Is there a seat at the table for Bluegrass Institute's open-records expert?
This op-ed by Amye Bensenhaver, director of the Bluegrass Institute Center for Open Government, recently appeared in the Courier-Journal and Frankfort State Journal and summarizes the events that followed the introduction of a committee amendment to HB 302 in the last two minutes of the Senate State and Local Government Committee’s March 21 meeting.
The amendment was introduced with the casualness of a housekeeping measure and passed out of committee without opposition. Had it not been detected, the amendment would have had a devastating effect on the public’s right to know by substantially narrowing the definition of the term “public record” to exclude communications by public officials and employees on their private devices.

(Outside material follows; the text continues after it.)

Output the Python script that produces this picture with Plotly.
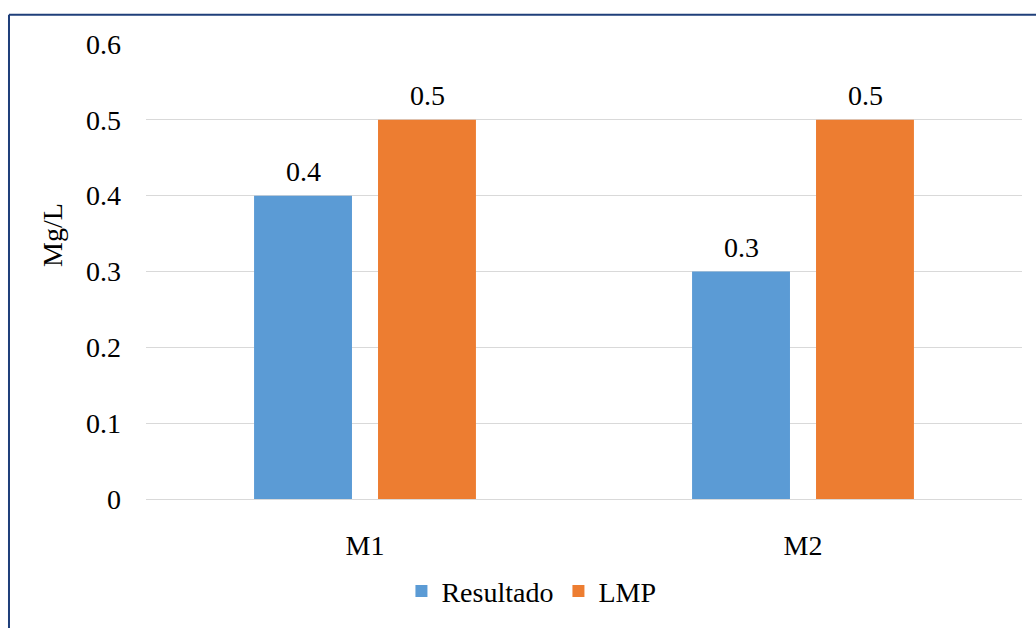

The Bluegrass Institute Center for Open Government played a significant role in exposing the actual impact of the proposed amendment but was not invited to participate in subsequent discussions aimed at minimizing the harm.
The revised amendment, which passed out of the Senate and is awaiting action by the House when it returns on April 13, creates an exception for “communications of a purely personal nature.” Although this compromise language represents a substantial improvement over the original committee amendment, it creates a new loophole in the law that enables public agencies to deny an open records request for “private” communications transmitted by public officials and employees on public devices.
The amendment directs an interim legislative committee to discuss “the use of personal devices in the Open Records Act.”
If this really is about getting it right and not just about catering to a particular special interest, Bensenhaver, one of the commonwealth’s foremost experts on Kentucky’s Open Meetings and Open Records acts, will be seated at the table.